## Start

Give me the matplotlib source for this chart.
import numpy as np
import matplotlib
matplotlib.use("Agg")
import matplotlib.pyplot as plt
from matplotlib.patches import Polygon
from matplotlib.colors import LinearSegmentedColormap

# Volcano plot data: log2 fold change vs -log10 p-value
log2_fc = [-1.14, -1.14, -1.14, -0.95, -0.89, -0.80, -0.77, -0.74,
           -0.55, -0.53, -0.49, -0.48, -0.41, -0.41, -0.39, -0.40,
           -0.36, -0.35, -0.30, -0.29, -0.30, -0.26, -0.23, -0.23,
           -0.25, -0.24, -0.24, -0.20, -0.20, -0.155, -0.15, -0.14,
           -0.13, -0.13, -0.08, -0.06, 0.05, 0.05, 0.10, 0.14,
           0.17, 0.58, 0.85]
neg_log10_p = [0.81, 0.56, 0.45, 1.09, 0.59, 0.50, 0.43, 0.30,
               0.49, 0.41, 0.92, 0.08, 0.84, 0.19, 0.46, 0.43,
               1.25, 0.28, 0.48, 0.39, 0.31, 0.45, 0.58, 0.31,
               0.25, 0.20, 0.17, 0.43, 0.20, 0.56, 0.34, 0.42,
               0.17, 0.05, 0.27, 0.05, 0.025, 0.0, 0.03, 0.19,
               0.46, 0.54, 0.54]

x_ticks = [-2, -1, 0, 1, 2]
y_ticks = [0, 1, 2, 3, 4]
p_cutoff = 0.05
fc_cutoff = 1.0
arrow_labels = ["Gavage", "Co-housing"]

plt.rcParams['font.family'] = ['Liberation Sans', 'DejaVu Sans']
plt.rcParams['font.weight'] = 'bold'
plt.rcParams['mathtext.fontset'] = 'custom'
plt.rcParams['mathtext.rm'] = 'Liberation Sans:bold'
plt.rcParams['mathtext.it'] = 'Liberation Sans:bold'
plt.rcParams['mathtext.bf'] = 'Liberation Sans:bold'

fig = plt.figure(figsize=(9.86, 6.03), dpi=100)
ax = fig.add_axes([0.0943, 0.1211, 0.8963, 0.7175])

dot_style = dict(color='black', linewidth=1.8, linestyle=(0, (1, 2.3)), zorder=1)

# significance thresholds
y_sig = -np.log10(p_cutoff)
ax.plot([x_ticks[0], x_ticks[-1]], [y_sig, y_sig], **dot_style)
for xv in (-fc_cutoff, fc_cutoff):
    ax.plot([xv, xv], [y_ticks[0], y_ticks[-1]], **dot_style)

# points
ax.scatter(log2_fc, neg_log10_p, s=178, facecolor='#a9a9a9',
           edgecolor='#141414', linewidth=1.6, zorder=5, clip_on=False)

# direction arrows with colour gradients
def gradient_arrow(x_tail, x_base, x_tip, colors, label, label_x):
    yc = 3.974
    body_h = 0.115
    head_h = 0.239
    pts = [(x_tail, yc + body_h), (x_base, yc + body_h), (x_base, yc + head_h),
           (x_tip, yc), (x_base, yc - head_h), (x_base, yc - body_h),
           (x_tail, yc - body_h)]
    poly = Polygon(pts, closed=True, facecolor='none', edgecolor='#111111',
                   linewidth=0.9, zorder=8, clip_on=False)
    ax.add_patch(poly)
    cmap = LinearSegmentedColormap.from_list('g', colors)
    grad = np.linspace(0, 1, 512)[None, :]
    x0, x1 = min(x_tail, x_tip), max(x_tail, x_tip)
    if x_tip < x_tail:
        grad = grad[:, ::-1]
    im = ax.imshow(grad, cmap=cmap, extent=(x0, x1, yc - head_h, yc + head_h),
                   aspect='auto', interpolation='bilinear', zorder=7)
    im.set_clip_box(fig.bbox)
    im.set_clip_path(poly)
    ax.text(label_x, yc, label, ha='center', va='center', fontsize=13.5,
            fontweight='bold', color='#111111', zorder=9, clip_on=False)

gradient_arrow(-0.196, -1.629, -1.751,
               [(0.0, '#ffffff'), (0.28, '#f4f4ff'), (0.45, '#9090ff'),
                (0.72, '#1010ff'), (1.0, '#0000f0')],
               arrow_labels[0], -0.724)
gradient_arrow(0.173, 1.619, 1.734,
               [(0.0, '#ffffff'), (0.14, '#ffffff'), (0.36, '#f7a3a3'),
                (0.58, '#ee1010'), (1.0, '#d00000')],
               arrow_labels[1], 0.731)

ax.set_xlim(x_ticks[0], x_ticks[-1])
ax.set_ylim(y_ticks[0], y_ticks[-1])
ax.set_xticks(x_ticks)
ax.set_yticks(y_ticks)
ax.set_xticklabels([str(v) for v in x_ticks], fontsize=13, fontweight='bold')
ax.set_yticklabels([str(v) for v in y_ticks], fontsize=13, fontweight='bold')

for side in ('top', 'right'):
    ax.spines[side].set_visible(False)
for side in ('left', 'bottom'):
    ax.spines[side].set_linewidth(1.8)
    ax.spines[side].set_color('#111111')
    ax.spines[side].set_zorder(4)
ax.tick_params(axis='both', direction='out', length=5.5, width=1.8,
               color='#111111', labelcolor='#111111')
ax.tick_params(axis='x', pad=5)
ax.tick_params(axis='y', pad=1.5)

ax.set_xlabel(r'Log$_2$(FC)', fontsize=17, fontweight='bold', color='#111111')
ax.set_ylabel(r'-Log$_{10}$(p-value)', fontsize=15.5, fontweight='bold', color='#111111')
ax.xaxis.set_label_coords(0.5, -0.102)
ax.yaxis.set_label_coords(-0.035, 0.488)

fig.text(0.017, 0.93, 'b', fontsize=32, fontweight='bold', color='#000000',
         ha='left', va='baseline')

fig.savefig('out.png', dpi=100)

## End

**Task to complete**
Using the data above, return each line exactly as written.

**Solved exercise**
Give me the matplotlib source for this chart.
import numpy as np
import matplotlib
matplotlib.use("Agg")
import matplotlib.pyplot as plt
from matplotlib.patches import Polygon
from matplotlib.colors import LinearSegmentedColormap

# Volcano plot data: log2 fold change vs -log10 p-value
log2_fc = [-1.14, -1.14, -1.14, -0.95, -0.89, -0.80, -0.77, -0.74,
           -0.55, -0.53, -0.49, -0.48, -0.41, -0.41, -0.39, -0.40,
           -0.36, -0.35, -0.30, -0.29, -0.30, -0.26, -0.23, -0.23,
           -0.25, -0.24, -0.24, -0.20, -0.20, -0.155, -0.15, -0.14,
           -0.13, -0.13, -0.08, -0.06, 0.05, 0.05, 0.10, 0.14,
           0.17, 0.58, 0.85]
neg_log10_p = [0.81, 0.56, 0.45, 1.09, 0.59, 0.50, 0.43, 0.30,
               0.49, 0.41, 0.92, 0.08, 0.84, 0.19, 0.46, 0.43,
               1.25, 0.28, 0.48, 0.39, 0.31, 0.45, 0.58, 0.31,
               0.25, 0.20, 0.17, 0.43, 0.20, 0.56, 0.34, 0.42,
               0.17, 0.05, 0.27, 0.05, 0.025, 0.0, 0.03, 0.19,
               0.46, 0.54, 0.54]

x_ticks = [-2, -1, 0, 1, 2]
y_ticks = [0, 1, 2, 3, 4]
p_cutoff = 0.05
fc_cutoff = 1.0
arrow_labels = ["Gavage", "Co-housing"]

plt.rcParams['font.family'] = ['Liberation Sans', 'DejaVu Sans']
plt.rcParams['font.weight'] = 'bold'
plt.rcParams['mathtext.fontset'] = 'custom'
plt.rcParams['mathtext.rm'] = 'Liberation Sans:bold'
plt.rcParams['mathtext.it'] = 'Liberation Sans:bold'
plt.rcParams['mathtext.bf'] = 'Liberation Sans:bold'

fig = plt.figure(figsize=(9.86, 6.03), dpi=100)
ax = fig.add_axes([0.0943, 0.1211, 0.8963, 0.7175])

dot_style = dict(color='black', linewidth=1.8, linestyle=(0, (1, 2.3)), zorder=1)

# significance thresholds
y_sig = -np.log10(p_cutoff)
ax.plot([x_ticks[0], x_ticks[-1]], [y_sig, y_sig], **dot_style)
for xv in (-fc_cutoff, fc_cutoff):
    ax.plot([xv, xv], [y_ticks[0], y_ticks[-1]], **dot_style)

# points
ax.scatter(log2_fc, neg_log10_p, s=178, facecolor='#a9a9a9',
           edgecolor='#141414', linewidth=1.6, zorder=5, clip_on=False)

# direction arrows with colour gradients
def gradient_arrow(x_tail, x_base, x_tip, colors, label, label_x):
    yc = 3.974
    body_h = 0.115
    head_h = 0.239
    pts = [(x_tail, yc + body_h), (x_base, yc + body_h), (x_base, yc + head_h),
           (x_tip, yc), (x_base, yc - head_h), (x_base, yc - body_h),
           (x_tail, yc - body_h)]
    poly = Polygon(pts, closed=True, facecolor='none', edgecolor='#111111',
                   linewidth=0.9, zorder=8, clip_on=False)
    ax.add_patch(poly)
    cmap = LinearSegmentedColormap.from_list('g', colors)
    grad = np.linspace(0, 1, 512)[None, :]
    x0, x1 = min(x_tail, x_tip), max(x_tail, x_tip)
    if x_tip < x_tail:
        grad = grad[:, ::-1]
    im = ax.imshow(grad, cmap=cmap, extent=(x0, x1, yc - head_h, yc + head_h),
                   aspect='auto', interpolation='bilinear', zorder=7)
    im.set_clip_box(fig.bbox)
    im.set_clip_path(poly)
    ax.text(label_x, yc, label, ha='center', va='center', fontsize=13.5,
            fontweight='bold', color='#111111', zorder=9, clip_on=False)

gradient_arrow(-0.196, -1.629, -1.751,
               [(0.0, '#ffffff'), (0.28, '#f4f4ff'), (0.45, '#9090ff'),
                (0.72, '#1010ff'), (1.0, '#0000f0')],
               arrow_labels[0], -0.724)
gradient_arrow(0.173, 1.619, 1.734,
               [(0.0, '#ffffff'), (0.14, '#ffffff'), (0.36, '#f7a3a3'),
                (0.58, '#ee1010'), (1.0, '#d00000')],
               arrow_labels[1], 0.731)

ax.set_xlim(x_ticks[0], x_ticks[-1])
ax.set_ylim(y_ticks[0], y_ticks[-1])
ax.set_xticks(x_ticks)
ax.set_yticks(y_ticks)
ax.set_xticklabels([str(v) for v in x_ticks], fontsize=13, fontweight='bold')
ax.set_yticklabels([str(v) for v in y_ticks], fontsize=13, fontweight='bold')

for side in ('top', 'right'):
    ax.spines[side].set_visible(False)
for side in ('left', 'bottom'):
    ax.spines[side].set_linewidth(1.8)
    ax.spines[side].set_color('#111111')
    ax.spines[side].set_zorder(4)
ax.tick_params(axis='both', direction='out', length=5.5, width=1.8,
               color='#111111', labelcolor='#111111')
ax.tick_params(axis='x', pad=5)
ax.tick_params(axis='y', pad=1.5)

ax.set_xlabel(r'Log$_2$(FC)', fontsize=17, fontweight='bold', color='#111111')
ax.set_ylabel(r'-Log$_{10}$(p-value)', fontsize=15.5, fontweight='bold', color='#111111')
ax.xaxis.set_label_coords(0.5, -0.102)
ax.yaxis.set_label_coords(-0.035, 0.488)

fig.text(0.017, 0.93, 'b', fontsize=32, fontweight='bold', color='#000000',
         ha='left', va='baseline')

fig.savefig('out.png', dpi=100)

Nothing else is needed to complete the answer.